The workers were given $40 single lens reflex cameras and sent out into their own lives, armed with film and a vision. One night a week they met with Cassidy, who taught them how to frame a photograph and develop film and prints.
“Even though they worked a full day as laborers, they’d be here to develop,” Cassidy said. “They worked very hard.”
The fruits of their labor are now displayed in a gallery in the Latin American Caribbean Studies (LACS) department at Stony Brook, where the groupings of black and white photographs will hang until college breaks for winter recess. On opening night, more than 75 people showed up to witness the vision and to eat Latino food.
“The images represent a social phenomenon that we see around us … the new Latino immigrant,” said UUPer Paul Gootenberg, a professor of history and director of the LACS program. The content demonstrates the social conflicts emerging on Long Island, he said, including immigrant rights, civil rights and social rights. In one photograph, a group of Latinos joins a workers’ rights rally. One carries a sign that says “Stop Employee Abuse.” In another, a man carries a sign that says “Stop the Hate.”
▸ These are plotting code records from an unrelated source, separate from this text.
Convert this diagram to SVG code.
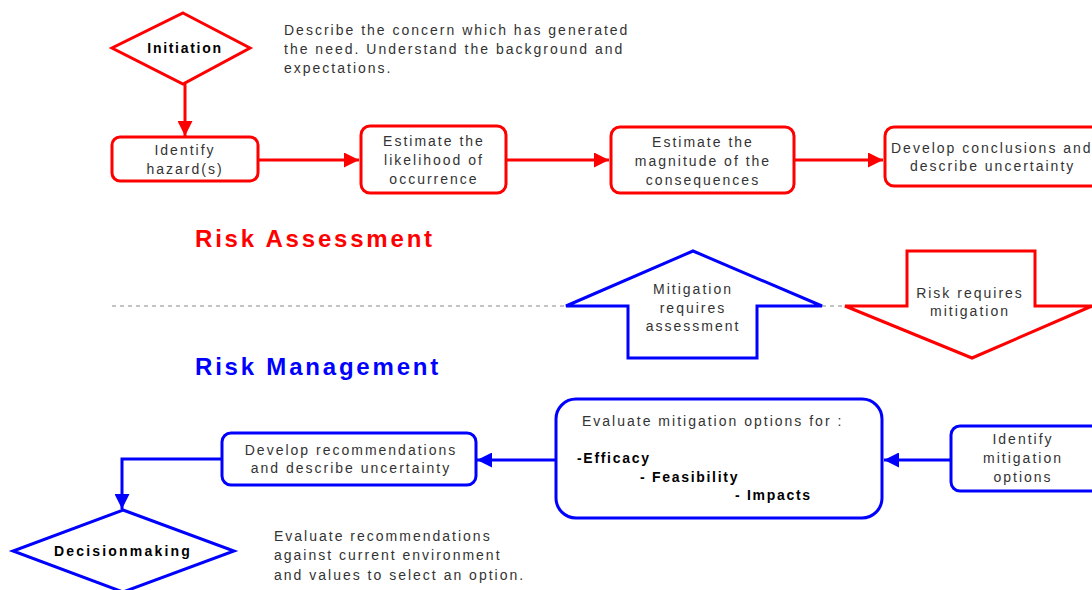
<svg xmlns="http://www.w3.org/2000/svg" width="1092" height="590" viewBox="0 0 1092 590">
<defs>
<marker id="ar" viewBox="0 0 10 10" refX="10" refY="5" markerWidth="5.3" markerHeight="5" orient="auto" markerUnits="strokeWidth"><path d="M0,0 L10,5 L0,10 z" fill="#ff0000"/></marker>
<marker id="ab" viewBox="0 0 10 10" refX="10" refY="5" markerWidth="5.3" markerHeight="5" orient="auto" markerUnits="strokeWidth"><path d="M0,0 L10,5 L0,10 z" fill="#0000ff"/></marker>
</defs>
<style>
.r{fill:#fff;stroke:#ff0000;stroke-width:3}
.b{fill:#fff;stroke:#0000ff;stroke-width:3}
.cr{fill:none;stroke:#ff0000;stroke-width:3}
.cb{fill:none;stroke:#0000ff;stroke-width:3}
text{font-family:"Liberation Sans",Arial,sans-serif;fill:#333}
.t{font-size:14px;letter-spacing:2px}
.c{text-anchor:middle}
.bd{font-weight:bold;font-size:14px;letter-spacing:1.7px;fill:#000}
.h{font-weight:bold;font-size:24px;letter-spacing:2.8px}
</style>
<rect width="1092" height="590" fill="#fff"/>
<g id="connectors">
<path class="cr" d="M185,84 V136" marker-end="url(#ar)"/>
<path class="cr" d="M258,160 H359" marker-end="url(#ar)"/>
<path class="cr" d="M506,160 H609" marker-end="url(#ar)"/>
<path class="cr" d="M794,160 H883" marker-end="url(#ar)"/>
<path class="cb" d="M951,460 H884" marker-end="url(#ab)"/>
<path class="cb" d="M556,460 H477" marker-end="url(#ab)"/>
<path class="cb" d="M222,459 H122 V509" marker-end="url(#ab)"/>
<path d="M112,306 H566 M822,306 H845" fill="none" stroke="#888" stroke-width="1" stroke-dasharray="4,4"/>
</g>
<g id="initiation">
<polygon class="r" points="183,13 250,48 183,84 112,48"/>
<text class="bd c" x="185" y="53">Initiation</text>
</g>
<g id="initiation-note">
<text class="t" x="284" y="35">Describe the concern which has generated</text>
<text class="t" x="284" y="54">the need.  Understand the background and</text>
<text class="t" x="284" y="73">expectations.</text>
</g>
<g id="identify-hazards">
<rect class="r" x="112" y="137" width="146" height="44" rx="8"/>
<text class="t c" x="185" y="155">Identify</text>
<text class="t c" x="185" y="174">hazard(s)</text>
</g>
<g id="estimate-likelihood">
<rect class="r" x="361" y="126" width="145" height="67" rx="9"/>
<text class="t c" x="434" y="146">Estimate the</text>
<text class="t c" x="434" y="165">likelihood of</text>
<text class="t c" x="434" y="184">occurrence</text>
</g>
<g id="estimate-magnitude">
<rect class="r" x="611" y="127" width="183" height="66" rx="9"/>
<text class="t c" x="703" y="147">Estimate the</text>
<text class="t c" x="703" y="166">magnitude of the</text>
<text class="t c" x="703" y="185">consequences</text>
</g>
<g id="develop-conclusions">
<rect class="r" x="885" y="127" width="215" height="59" rx="9"/>
<text class="t" x="891" y="153">Develop conclusions and</text>
<text class="t" x="910" y="171">describe uncertainty</text>
</g>
<g id="labels">
<text class="h" x="195" y="247" style="fill:#ff0000">Risk Assessment</text>
<text class="h" x="195" y="375" style="fill:#0000ff">Risk Management</text>
</g>
<g id="mitigation-requires-assessment">
<polygon class="b" points="693,251 822,306 757,306 757,358 628,358 628,306 566,306"/>
<text class="t c" x="693" y="294">Mitigation</text>
<text class="t c" x="693" y="313">requires</text>
<text class="t c" x="693" y="331">assessment</text>
</g>
<g id="risk-requires-mitigation">
<polygon class="r" points="907,251 1035,251 1035,306 1092,306 972,358 845,306 907,306"/>
<text class="t c" x="970" y="298">Risk requires</text>
<text class="t c" x="970" y="316">mitigation</text>
</g>
<g id="identify-mitigation">
<rect class="b" x="951" y="426" width="150" height="65" rx="9"/>
<text class="t c" x="1023" y="444">Identify</text>
<text class="t c" x="1023" y="463">mitigation</text>
<text class="t c" x="1023" y="482">options</text>
</g>
<g id="evaluate-mitigation">
<rect class="b" x="556" y="399" width="326" height="119" rx="20"/>
<text class="t" x="582" y="426">Evaluate mitigation options for :</text>
<text class="bd" x="577" y="463">-Efficacy</text>
<text class="bd" x="640" y="482">- Feasibility</text>
<text class="bd" x="735" y="500">- Impacts</text>
</g>
<g id="develop-recommendations">
<rect class="b" x="222" y="433" width="254" height="52" rx="9"/>
<text class="t c" x="351" y="455">Develop recommendations</text>
<text class="t c" x="351" y="473">and describe uncertainty</text>
</g>
<g id="decisionmaking">
<polygon class="b" points="123,510 234,551 123,592 13,551"/>
<text class="bd c" x="123" y="556" style="letter-spacing:2.2px">Decisionmaking</text>
</g>
<g id="decision-note">
<text class="t" x="274" y="541">Evaluate recommendations</text>
<text class="t" x="274" y="560">against current environment</text>
<text class="t" x="274" y="580">and values to select an option.</text>
</g>
</svg>
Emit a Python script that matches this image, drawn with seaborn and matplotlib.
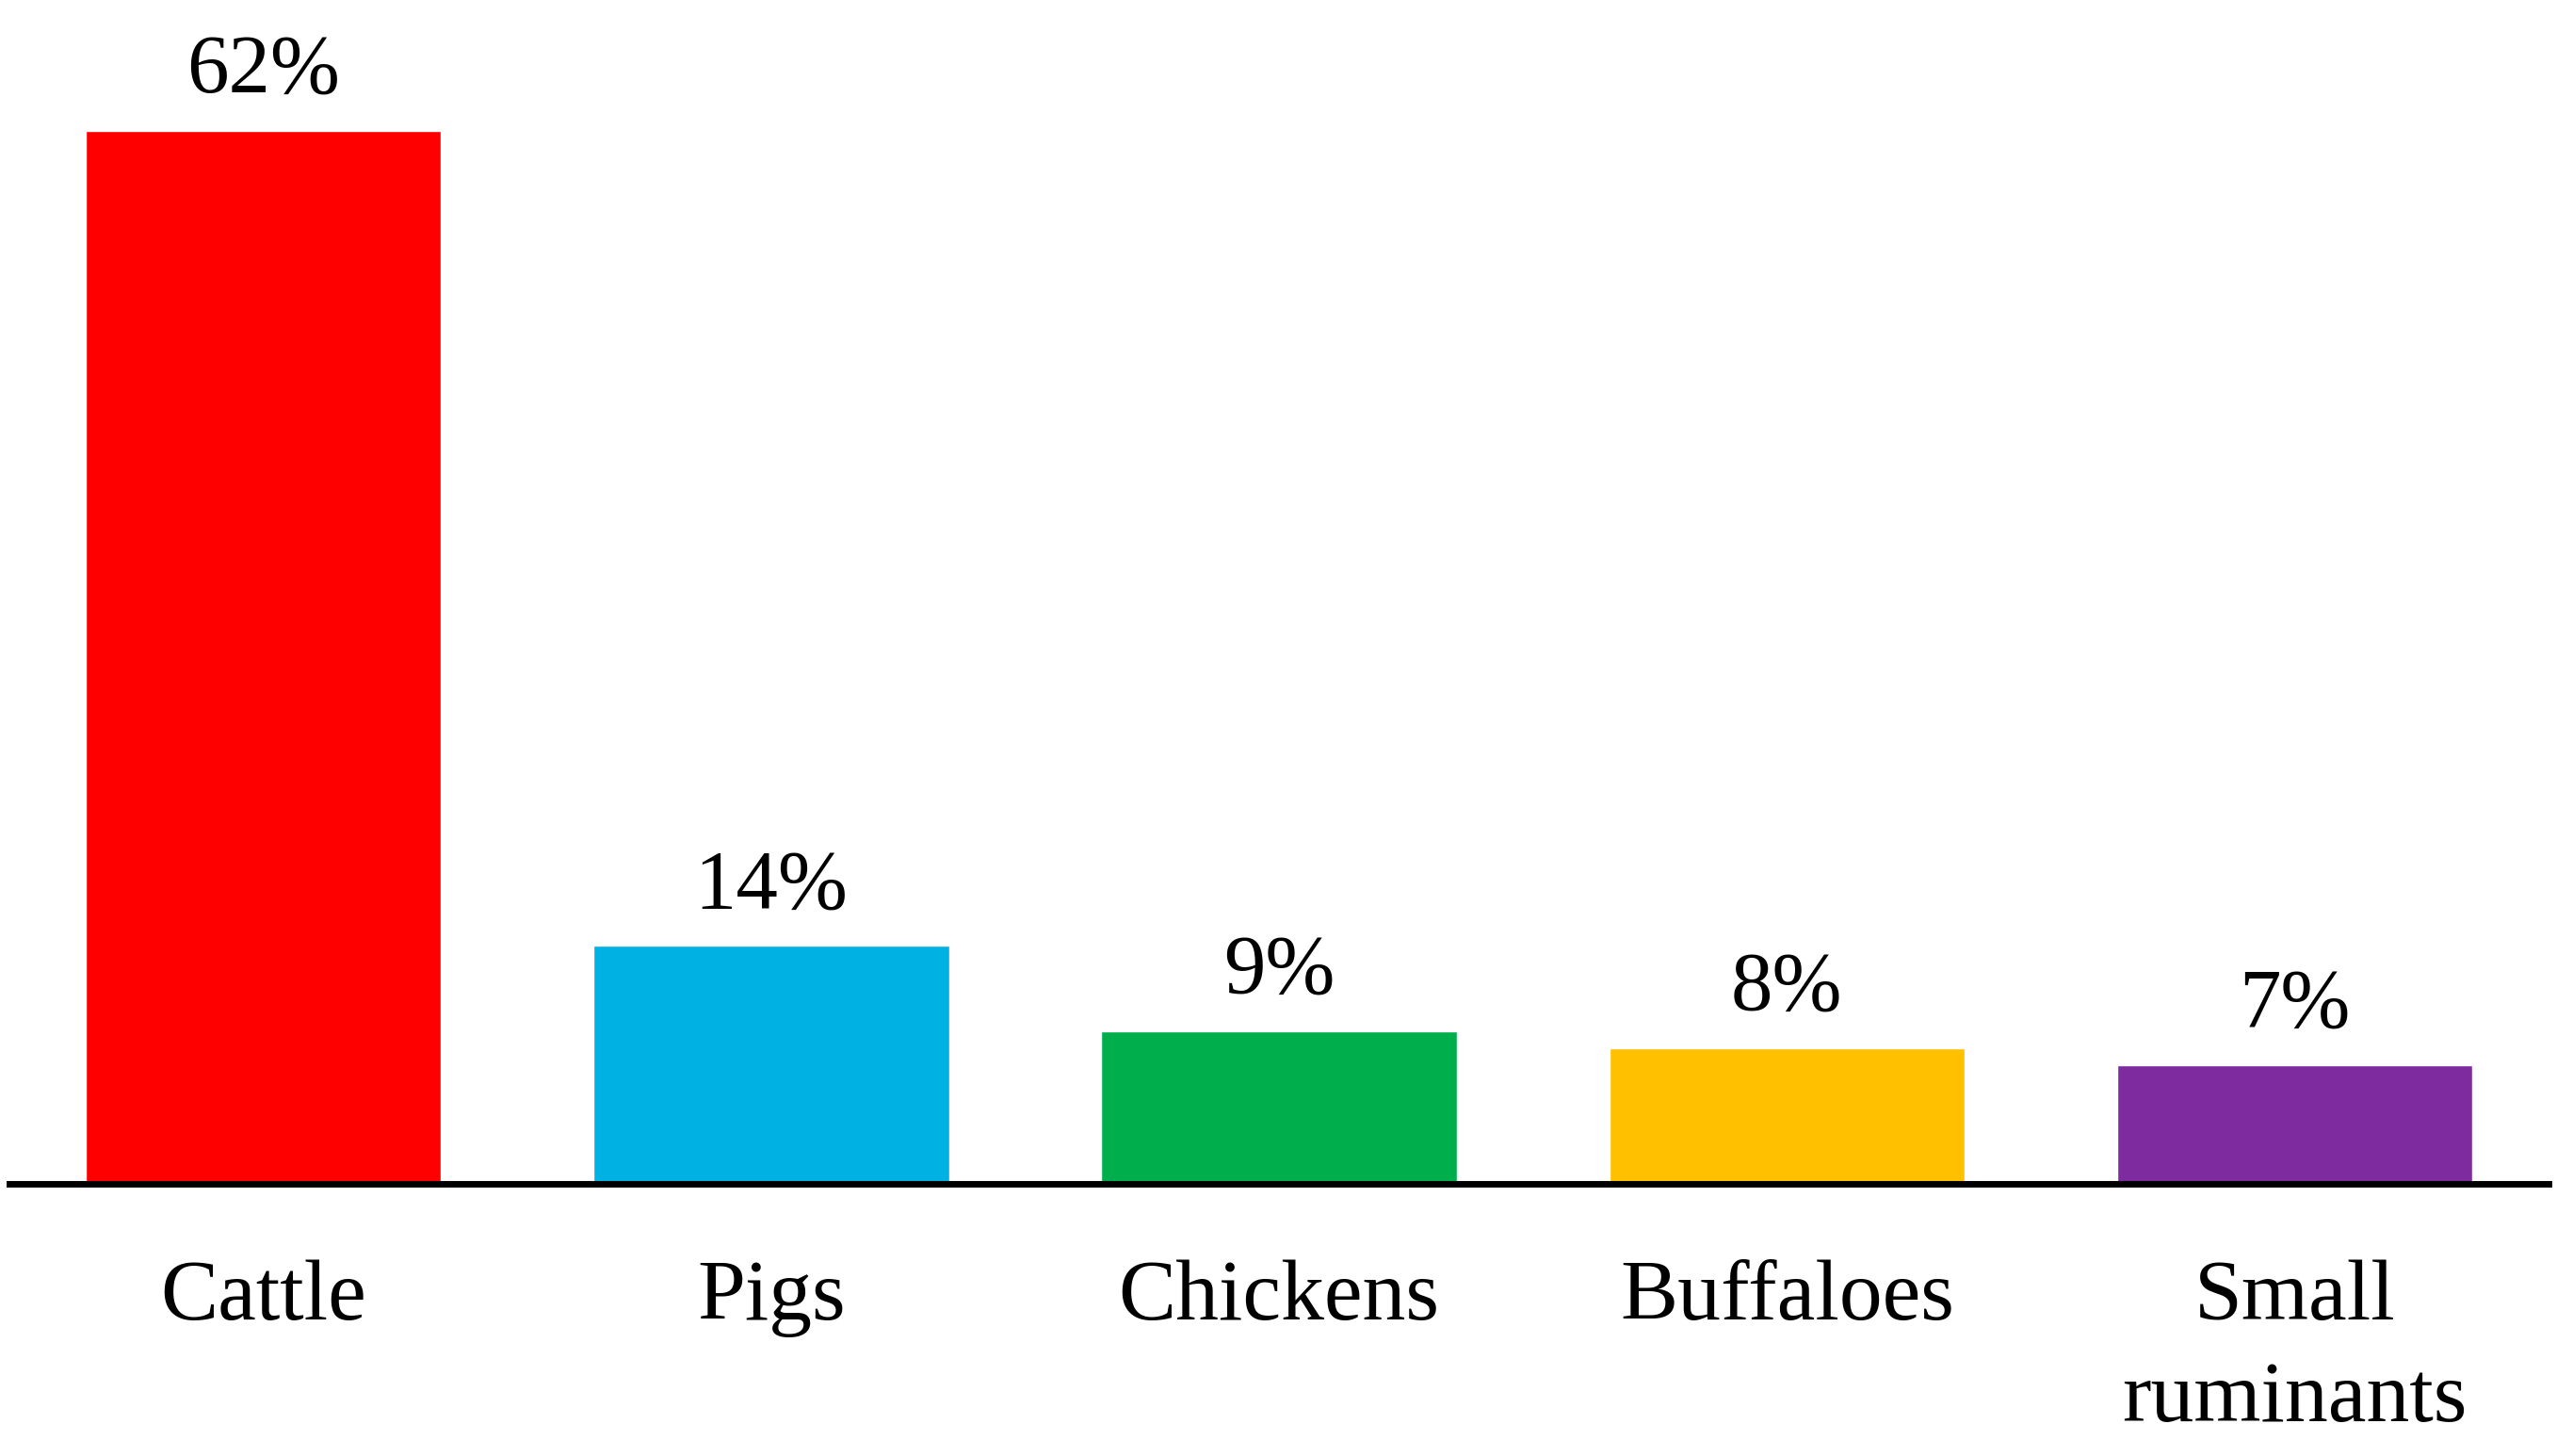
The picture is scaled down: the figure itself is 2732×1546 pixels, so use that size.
import matplotlib
matplotlib.use("Agg")
import matplotlib.pyplot as plt
import seaborn as sns
import pandas as pd

# data
categories = ["Cattle", "Pigs", "Chickens", "Buffaloes", "Small\nruminants"]
shares = [62, 14, 9, 8, 7]
bar_colors = ["#FF0000", "#00B2E3", "#00AF4B", "#FFC000", "#7F2BA0"]

df = pd.DataFrame({"species": categories, "share": shares})

sns.set_style("white")
plt.rcParams["font.family"] = ["Liberation Serif", "DejaVu Serif"]
plt.rcParams["text.color"] = "black"
plt.rcParams["xtick.color"] = "black"

fig = plt.figure(figsize=(27.32, 15.46), dpi=100)
ax = fig.add_axes([0.0037, 0.1870, 0.9868, 0.8130])

sns.barplot(data=df, x="species", y="share", hue="species",
            palette=bar_colors, saturation=1, width=0.7,
            legend=False, ax=ax)

for cont in ax.containers:
    ax.bar_label(cont, labels=[f"{int(v.get_height())}%" for v in cont],
                 padding=16, fontsize=64, color="black")

ax.set_xlim(-0.5, 4.5)
ax.set_ylim(0, 69.7)
ax.set_xlabel("")
ax.set_ylabel("")
ax.set_yticks([])
ax.tick_params(axis="x", length=0, pad=58, labelsize=66, labelcolor="black")
for lbl in ax.get_xticklabels():
    lbl.set_linespacing(1.4)

for s in ["top", "left", "right"]:
    ax.spines[s].set_visible(False)
ax.spines["bottom"].set_linewidth(5)
ax.spines["bottom"].set_color("black")

fig.savefig("out.png", dpi=100, facecolor="white")
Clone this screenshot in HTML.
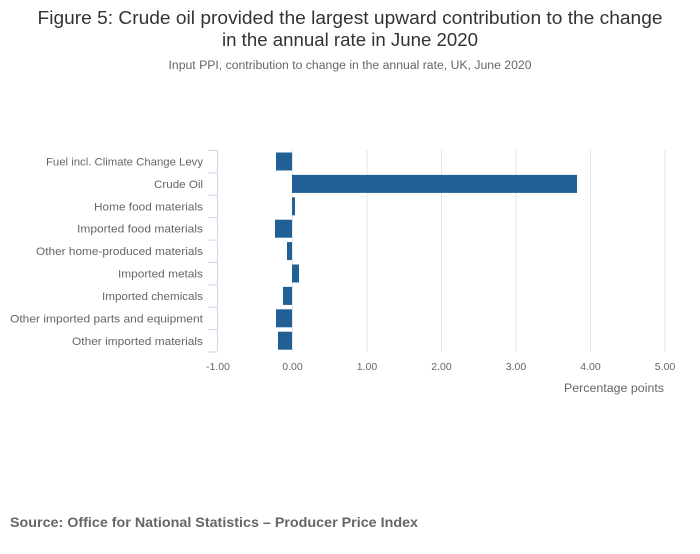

A quote from state Attorney General Eliot Spitzer espouses the rights of workers to legal protection, and sends out a plea to “... act now to reduce the atmosphere of hate, fear and intimidation that is permeating certain communities.”
For many people, that fear of certain communities comes from the unknown. The exhibit delivers the aperture of knowledge.
“One of the things we’re trying to do is bring ‘class’ into focus,” said Michael Zweig, a UUP member and a professor of economics. Zweig is founder of a group called Study of Working Class Life, an interdisciplinary group of about 35 faculty and staff interested in issues of class. “It’s important to recognize the absolute reality and centrality of class.”
America’s working past was documented by photographers who roamed the country shooting pictures of steelworkers, construction workers and Depression-era workers. The AFL-CIO, through its artistic arm, Bread and Roses, created the “Unseen America” project as a means to allow workers to document themselves.
“This is so we could get the workers themselves to speak to us with their eyes ... to tell us something about who they are as human beings,” Zweig said.
Marcia Wiener, a UUPer and student activities assistant director, made space in the student union for part of the exhibit. She said the response from people has been: “Let’s learn more; let’s see more.”
Across the country, the “Unseen America” exhibitions vary according to who is looking through the lens. One New York City photo project is about Chinese factory workers. Another portrays Latino maintenance and hotel workers; still another, immigrant nannies.
Not all the photos depict conflict; in fact, most show everyday life: smiles, dancing, sharing meals.
Photographer and laborer Rodolfo Sorto, a native of El Salvador, told the people gathered for the opening night reception: “Thank you for helping us discover we have art within us. Since I started my first day of class, I’ve changed a great deal.”
Later, he said he wants to be a professional photographer. He looked around the room. “It’s my beginning,” he said.